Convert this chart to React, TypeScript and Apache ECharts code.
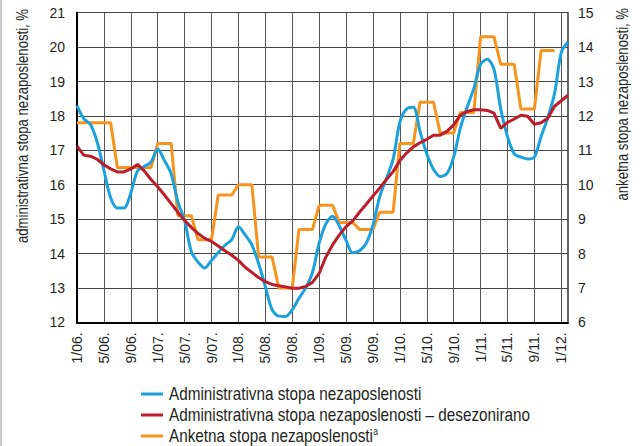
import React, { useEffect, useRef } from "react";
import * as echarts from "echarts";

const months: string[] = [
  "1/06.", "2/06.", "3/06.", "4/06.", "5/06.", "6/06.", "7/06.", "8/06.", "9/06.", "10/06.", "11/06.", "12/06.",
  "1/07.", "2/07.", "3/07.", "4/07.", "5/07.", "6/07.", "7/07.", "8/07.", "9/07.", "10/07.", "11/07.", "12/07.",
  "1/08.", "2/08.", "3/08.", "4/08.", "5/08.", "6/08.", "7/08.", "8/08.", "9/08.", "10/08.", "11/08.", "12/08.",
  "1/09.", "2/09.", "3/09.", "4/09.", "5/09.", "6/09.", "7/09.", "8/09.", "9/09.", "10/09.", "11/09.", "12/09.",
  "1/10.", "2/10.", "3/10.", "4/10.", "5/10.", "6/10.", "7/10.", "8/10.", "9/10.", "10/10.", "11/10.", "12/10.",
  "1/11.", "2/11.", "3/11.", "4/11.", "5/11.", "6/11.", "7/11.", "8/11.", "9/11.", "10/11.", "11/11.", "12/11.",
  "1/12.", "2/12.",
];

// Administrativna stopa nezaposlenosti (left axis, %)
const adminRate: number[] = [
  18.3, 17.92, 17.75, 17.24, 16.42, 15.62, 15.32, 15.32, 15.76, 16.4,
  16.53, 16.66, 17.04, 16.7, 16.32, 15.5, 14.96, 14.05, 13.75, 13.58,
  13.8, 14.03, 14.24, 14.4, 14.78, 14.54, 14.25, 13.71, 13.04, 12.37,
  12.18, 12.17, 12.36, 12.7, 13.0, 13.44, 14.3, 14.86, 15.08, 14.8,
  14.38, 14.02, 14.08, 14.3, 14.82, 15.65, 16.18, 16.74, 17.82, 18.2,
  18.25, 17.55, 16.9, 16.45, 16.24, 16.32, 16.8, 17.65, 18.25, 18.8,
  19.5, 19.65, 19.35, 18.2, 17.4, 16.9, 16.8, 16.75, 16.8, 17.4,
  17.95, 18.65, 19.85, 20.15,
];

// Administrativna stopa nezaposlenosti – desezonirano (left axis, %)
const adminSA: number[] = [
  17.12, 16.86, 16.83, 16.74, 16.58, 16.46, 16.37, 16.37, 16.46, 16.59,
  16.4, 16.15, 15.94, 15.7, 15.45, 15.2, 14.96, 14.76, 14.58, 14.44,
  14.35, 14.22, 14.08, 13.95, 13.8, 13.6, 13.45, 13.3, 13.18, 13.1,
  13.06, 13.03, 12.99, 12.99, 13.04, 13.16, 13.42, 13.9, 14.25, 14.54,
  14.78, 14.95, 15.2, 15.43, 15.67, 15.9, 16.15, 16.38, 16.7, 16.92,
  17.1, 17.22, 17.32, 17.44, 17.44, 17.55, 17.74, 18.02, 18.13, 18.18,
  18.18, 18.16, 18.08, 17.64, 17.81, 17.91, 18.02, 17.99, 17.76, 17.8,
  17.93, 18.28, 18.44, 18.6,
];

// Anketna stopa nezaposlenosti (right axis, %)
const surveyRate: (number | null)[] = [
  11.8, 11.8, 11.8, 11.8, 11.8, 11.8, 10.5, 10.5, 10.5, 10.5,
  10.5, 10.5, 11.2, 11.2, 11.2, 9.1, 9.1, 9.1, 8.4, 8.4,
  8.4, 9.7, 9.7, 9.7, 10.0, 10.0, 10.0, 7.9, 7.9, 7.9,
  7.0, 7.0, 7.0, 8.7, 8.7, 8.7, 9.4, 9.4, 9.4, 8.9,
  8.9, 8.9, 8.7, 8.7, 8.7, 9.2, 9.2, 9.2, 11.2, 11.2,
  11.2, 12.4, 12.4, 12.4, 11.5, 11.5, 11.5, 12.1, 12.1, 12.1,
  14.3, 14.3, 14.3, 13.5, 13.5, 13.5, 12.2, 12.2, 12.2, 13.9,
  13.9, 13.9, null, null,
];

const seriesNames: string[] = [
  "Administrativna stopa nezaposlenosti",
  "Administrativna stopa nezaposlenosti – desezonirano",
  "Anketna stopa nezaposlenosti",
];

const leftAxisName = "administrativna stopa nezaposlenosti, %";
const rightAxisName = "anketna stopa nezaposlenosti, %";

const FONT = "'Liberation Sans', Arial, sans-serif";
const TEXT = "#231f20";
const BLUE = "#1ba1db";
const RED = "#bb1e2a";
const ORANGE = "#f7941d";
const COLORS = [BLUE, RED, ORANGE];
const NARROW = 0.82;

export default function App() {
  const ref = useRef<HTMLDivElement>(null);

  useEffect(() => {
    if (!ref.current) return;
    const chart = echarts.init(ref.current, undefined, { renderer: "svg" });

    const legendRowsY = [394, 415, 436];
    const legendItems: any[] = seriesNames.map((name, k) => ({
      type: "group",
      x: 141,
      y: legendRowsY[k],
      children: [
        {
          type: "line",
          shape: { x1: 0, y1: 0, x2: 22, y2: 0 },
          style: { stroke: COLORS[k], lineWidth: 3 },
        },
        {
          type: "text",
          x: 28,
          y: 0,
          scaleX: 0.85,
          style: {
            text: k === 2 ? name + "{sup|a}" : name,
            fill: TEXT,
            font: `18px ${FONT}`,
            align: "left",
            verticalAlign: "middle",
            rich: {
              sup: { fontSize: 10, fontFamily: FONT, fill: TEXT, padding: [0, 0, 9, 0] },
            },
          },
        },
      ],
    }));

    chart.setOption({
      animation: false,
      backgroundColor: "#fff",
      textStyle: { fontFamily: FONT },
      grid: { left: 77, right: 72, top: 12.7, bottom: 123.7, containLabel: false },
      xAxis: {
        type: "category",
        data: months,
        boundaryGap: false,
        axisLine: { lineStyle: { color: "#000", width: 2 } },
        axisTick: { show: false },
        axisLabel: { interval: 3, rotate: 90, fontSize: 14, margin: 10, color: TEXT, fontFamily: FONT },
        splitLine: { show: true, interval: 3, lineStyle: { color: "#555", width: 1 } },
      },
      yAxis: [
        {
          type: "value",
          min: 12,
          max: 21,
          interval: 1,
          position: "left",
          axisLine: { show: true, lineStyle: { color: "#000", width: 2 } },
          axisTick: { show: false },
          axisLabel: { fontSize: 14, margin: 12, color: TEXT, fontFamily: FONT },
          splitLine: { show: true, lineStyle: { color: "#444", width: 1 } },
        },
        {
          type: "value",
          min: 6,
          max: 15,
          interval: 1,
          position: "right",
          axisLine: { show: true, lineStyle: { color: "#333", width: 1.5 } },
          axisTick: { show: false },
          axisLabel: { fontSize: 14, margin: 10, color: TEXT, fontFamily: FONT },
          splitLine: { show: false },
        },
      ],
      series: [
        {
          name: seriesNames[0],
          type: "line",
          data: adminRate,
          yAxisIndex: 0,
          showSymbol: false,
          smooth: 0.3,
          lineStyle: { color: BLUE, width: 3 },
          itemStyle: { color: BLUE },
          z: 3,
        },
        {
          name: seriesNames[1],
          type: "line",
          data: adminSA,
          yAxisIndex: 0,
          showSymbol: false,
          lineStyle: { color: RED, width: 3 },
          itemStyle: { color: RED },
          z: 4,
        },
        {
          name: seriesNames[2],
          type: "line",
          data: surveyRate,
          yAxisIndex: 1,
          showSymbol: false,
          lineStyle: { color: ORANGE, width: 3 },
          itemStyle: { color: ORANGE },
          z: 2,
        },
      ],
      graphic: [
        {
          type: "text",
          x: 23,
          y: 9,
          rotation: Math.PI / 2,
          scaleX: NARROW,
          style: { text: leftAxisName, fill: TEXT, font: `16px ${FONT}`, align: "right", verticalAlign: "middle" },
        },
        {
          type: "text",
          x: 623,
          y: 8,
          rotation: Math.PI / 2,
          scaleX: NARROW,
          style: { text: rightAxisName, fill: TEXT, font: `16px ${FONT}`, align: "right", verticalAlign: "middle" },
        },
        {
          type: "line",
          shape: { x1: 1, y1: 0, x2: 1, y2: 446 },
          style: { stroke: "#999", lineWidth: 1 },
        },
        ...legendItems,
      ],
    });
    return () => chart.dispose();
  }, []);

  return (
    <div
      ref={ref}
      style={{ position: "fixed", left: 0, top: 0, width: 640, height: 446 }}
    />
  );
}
※ ※ ※
_THE EXERCISE_. Leave out the pictures and repeat the lines from the start of the material through the line with "import * as", inclusive.

_WRITTEN ANSWER_.
Convert this chart to React, TypeScript and Apache ECharts code.
import React, { useEffect, useRef } from "react";
import * as echarts from "echarts";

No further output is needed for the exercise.